<<<<

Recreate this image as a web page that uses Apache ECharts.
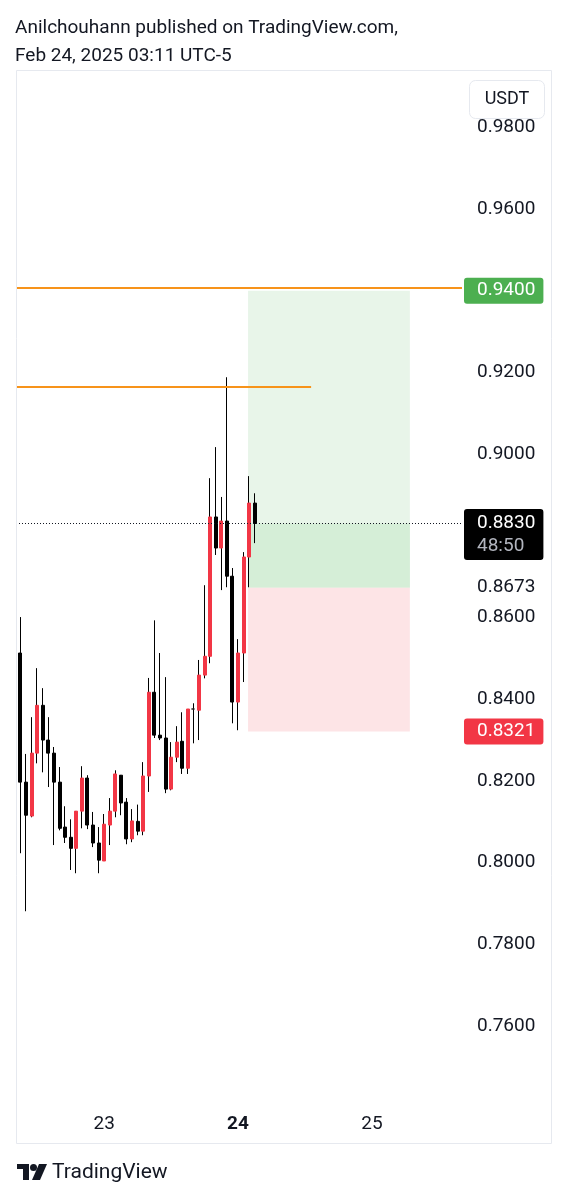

>>>>
<<<<

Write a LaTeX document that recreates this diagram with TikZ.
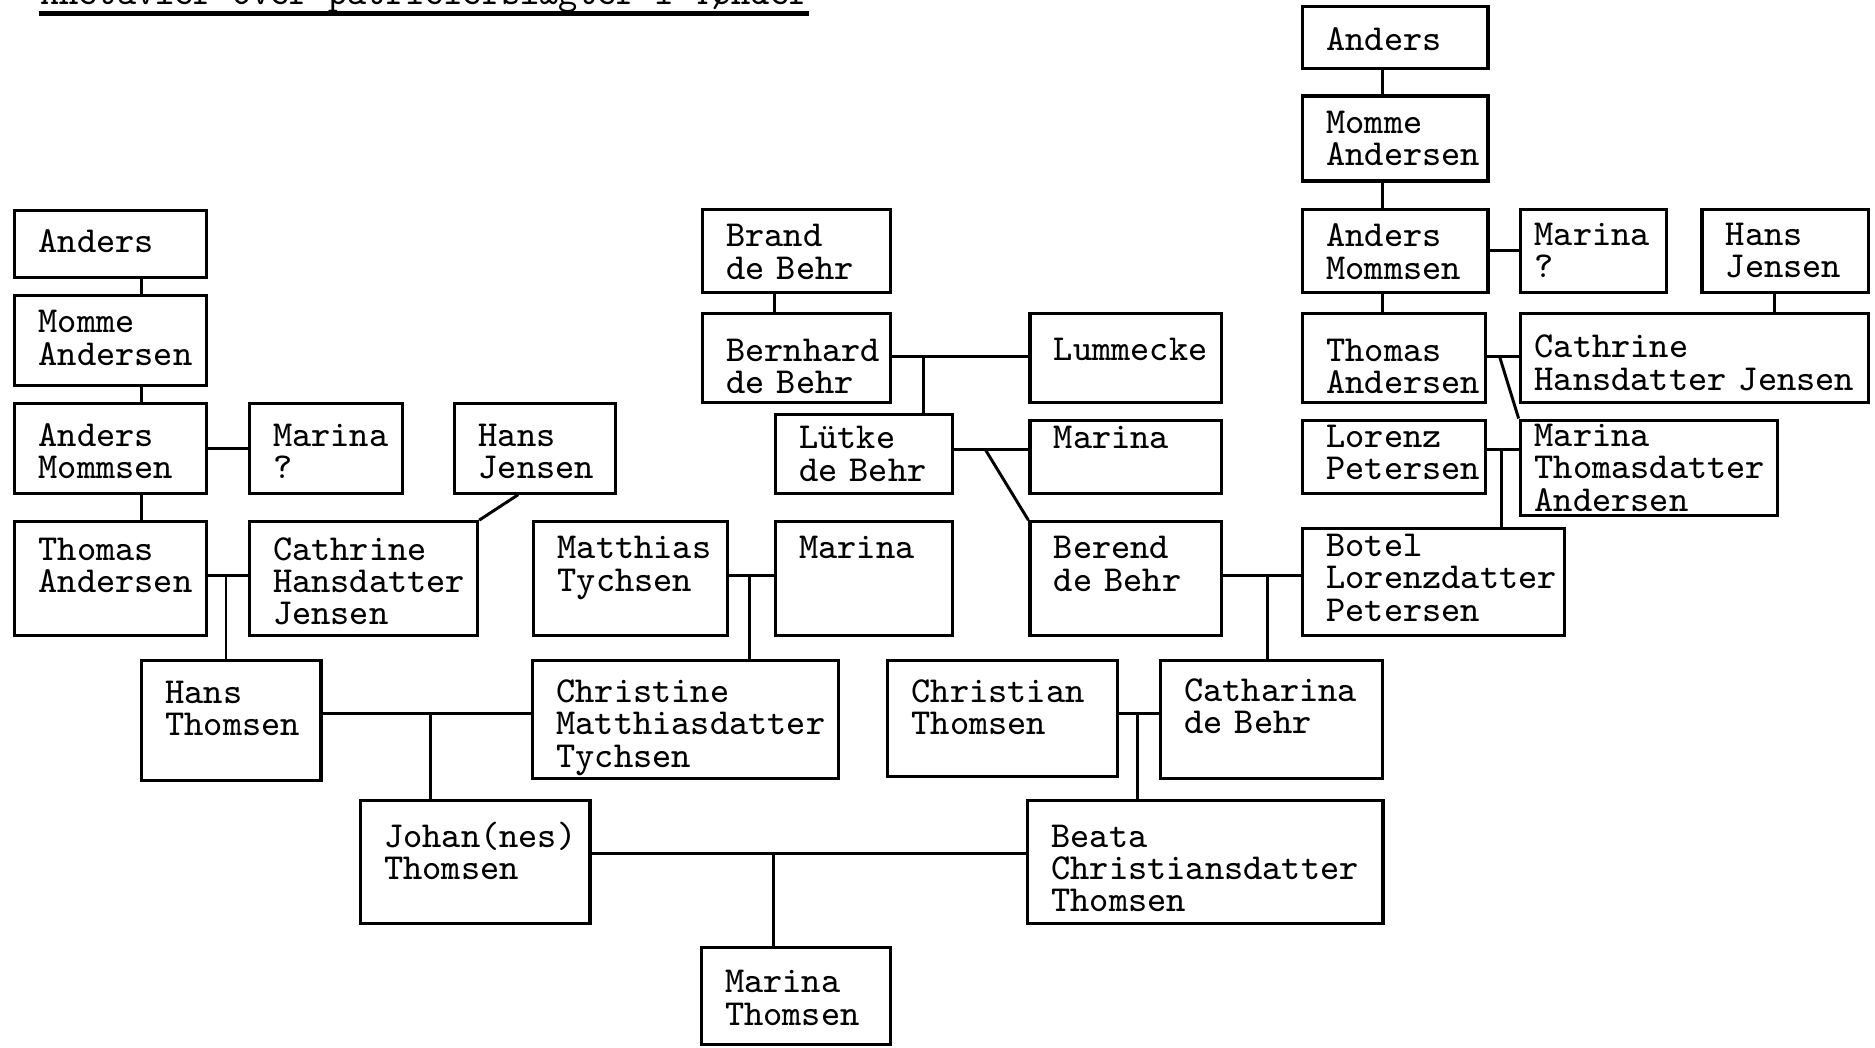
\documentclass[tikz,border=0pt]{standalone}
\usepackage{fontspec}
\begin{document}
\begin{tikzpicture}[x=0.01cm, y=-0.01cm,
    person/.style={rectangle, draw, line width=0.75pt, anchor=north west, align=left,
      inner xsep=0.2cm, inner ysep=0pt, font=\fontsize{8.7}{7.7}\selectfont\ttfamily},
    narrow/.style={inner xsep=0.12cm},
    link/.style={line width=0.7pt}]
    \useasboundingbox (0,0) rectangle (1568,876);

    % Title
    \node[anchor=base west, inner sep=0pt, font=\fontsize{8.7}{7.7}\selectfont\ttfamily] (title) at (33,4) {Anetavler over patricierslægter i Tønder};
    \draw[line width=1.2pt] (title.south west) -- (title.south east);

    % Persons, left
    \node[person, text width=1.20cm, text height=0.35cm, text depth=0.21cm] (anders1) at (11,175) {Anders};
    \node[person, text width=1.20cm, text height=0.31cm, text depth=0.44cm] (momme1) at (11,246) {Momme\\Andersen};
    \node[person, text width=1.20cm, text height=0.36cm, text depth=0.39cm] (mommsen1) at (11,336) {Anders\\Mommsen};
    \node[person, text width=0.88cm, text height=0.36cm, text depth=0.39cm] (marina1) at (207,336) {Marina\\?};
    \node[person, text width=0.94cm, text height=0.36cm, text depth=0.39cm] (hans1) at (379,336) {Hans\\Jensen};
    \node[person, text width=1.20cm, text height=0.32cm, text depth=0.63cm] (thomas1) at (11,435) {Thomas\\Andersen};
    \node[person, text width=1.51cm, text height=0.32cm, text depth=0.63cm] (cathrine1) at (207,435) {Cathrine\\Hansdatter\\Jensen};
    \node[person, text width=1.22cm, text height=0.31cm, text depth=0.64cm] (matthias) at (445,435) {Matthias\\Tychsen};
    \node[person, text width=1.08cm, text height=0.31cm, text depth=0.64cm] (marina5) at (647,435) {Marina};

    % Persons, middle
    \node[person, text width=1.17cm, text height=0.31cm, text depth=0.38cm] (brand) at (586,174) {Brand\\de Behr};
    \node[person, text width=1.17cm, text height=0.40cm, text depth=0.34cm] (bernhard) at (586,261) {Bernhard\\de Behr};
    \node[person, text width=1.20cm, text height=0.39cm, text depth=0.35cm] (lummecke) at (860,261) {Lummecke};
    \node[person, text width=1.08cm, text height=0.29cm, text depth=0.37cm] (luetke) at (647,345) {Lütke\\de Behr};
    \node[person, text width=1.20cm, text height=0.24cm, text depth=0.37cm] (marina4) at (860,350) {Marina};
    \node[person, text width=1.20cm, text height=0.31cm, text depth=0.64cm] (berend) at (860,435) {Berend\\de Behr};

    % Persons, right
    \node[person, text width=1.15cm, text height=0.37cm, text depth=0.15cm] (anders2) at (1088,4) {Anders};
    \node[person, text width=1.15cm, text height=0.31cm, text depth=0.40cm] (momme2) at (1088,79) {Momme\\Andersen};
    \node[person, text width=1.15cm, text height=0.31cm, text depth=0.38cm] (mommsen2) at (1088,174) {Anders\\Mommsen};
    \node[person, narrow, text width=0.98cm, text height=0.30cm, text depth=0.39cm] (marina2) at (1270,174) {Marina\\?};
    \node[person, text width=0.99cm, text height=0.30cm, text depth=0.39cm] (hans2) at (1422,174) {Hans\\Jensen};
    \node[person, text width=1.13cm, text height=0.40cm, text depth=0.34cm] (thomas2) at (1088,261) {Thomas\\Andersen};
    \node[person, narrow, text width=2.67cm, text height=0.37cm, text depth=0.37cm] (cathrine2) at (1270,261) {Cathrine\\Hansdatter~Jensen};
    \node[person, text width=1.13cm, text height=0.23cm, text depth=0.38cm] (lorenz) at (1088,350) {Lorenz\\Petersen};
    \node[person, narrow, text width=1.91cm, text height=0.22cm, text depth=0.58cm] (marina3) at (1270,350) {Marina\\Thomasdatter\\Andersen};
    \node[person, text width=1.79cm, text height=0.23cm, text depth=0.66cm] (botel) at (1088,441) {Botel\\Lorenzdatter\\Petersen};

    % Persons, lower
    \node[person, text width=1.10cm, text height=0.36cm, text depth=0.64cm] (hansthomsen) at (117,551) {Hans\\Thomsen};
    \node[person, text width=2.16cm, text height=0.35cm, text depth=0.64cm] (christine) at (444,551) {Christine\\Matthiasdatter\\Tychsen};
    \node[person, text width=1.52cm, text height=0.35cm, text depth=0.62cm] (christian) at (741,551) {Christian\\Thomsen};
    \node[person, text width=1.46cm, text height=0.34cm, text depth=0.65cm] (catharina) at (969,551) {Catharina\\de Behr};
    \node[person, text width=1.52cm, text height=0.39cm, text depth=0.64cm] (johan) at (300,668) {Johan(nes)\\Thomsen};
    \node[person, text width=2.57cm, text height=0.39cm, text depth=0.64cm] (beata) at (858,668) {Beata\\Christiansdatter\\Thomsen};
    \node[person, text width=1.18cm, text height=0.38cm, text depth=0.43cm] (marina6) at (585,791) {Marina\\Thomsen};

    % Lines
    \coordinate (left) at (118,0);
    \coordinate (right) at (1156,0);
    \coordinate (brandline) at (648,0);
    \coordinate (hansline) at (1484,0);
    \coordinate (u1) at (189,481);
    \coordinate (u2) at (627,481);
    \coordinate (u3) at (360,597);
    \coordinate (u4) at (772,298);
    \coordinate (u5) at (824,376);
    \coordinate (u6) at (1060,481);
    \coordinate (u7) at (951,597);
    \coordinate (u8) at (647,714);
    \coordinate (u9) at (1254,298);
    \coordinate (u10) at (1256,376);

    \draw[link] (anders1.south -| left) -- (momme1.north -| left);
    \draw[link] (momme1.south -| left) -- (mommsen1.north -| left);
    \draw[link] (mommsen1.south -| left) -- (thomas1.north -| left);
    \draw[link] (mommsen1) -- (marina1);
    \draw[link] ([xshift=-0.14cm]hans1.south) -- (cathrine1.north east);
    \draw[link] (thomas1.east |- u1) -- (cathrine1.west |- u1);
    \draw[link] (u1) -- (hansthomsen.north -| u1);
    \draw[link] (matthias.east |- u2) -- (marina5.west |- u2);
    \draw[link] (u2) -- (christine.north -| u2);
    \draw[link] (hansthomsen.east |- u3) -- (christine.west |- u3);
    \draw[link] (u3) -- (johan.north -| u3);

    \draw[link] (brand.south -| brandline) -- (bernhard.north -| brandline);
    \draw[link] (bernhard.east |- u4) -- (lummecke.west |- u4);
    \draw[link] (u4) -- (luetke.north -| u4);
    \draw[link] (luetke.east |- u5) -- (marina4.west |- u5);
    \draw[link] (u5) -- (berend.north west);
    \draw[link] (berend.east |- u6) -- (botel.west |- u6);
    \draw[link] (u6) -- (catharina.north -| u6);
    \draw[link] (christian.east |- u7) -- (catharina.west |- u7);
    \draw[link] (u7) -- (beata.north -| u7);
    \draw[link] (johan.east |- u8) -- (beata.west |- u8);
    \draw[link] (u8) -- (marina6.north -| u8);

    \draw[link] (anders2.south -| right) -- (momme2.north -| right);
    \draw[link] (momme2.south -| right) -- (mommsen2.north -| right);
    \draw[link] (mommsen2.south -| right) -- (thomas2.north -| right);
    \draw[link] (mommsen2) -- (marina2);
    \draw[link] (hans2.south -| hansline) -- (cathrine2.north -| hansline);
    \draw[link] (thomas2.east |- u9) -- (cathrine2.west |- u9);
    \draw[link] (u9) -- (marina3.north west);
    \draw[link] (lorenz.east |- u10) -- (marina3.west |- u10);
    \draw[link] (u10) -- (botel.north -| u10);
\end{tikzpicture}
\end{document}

>>>>

Requirements. Begin with the line that contains "Write a LaTeX" and end with the line that contains "text depth=0.64cm] (marina5)"; write out both and all lines between exactly, but no pictures.

Response below.
Write a LaTeX document that recreates this diagram with TikZ.
\documentclass[tikz,border=0pt]{standalone}
\usepackage{fontspec}
\begin{document}
\begin{tikzpicture}[x=0.01cm, y=-0.01cm,
    person/.style={rectangle, draw, line width=0.75pt, anchor=north west, align=left,
      inner xsep=0.2cm, inner ysep=0pt, font=\fontsize{8.7}{7.7}\selectfont\ttfamily},
    narrow/.style={inner xsep=0.12cm},
    link/.style={line width=0.7pt}]
    \useasboundingbox (0,0) rectangle (1568,876);

    % Title
    \node[anchor=base west, inner sep=0pt, font=\fontsize{8.7}{7.7}\selectfont\ttfamily] (title) at (33,4) {Anetavler over patricierslægter i Tønder};
    \draw[line width=1.2pt] (title.south west) -- (title.south east);

    % Persons, left
    \node[person, text width=1.20cm, text height=0.35cm, text depth=0.21cm] (anders1) at (11,175) {Anders};
    \node[person, text width=1.20cm, text height=0.31cm, text depth=0.44cm] (momme1) at (11,246) {Momme\\Andersen};
    \node[person, text width=1.20cm, text height=0.36cm, text depth=0.39cm] (mommsen1) at (11,336) {Anders\\Mommsen};
    \node[person, text width=0.88cm, text height=0.36cm, text depth=0.39cm] (marina1) at (207,336) {Marina\\?};
    \node[person, text width=0.94cm, text height=0.36cm, text depth=0.39cm] (hans1) at (379,336) {Hans\\Jensen};
    \node[person, text width=1.20cm, text height=0.32cm, text depth=0.63cm] (thomas1) at (11,435) {Thomas\\Andersen};
    \node[person, text width=1.51cm, text height=0.32cm, text depth=0.63cm] (cathrine1) at (207,435) {Cathrine\\Hansdatter\\Jensen};
    \node[person, text width=1.22cm, text height=0.31cm, text depth=0.64cm] (matthias) at (445,435) {Matthias\\Tychsen};
    \node[person, text width=1.08cm, text height=0.31cm, text depth=0.64cm] (marina5) at (647,435) {Marina};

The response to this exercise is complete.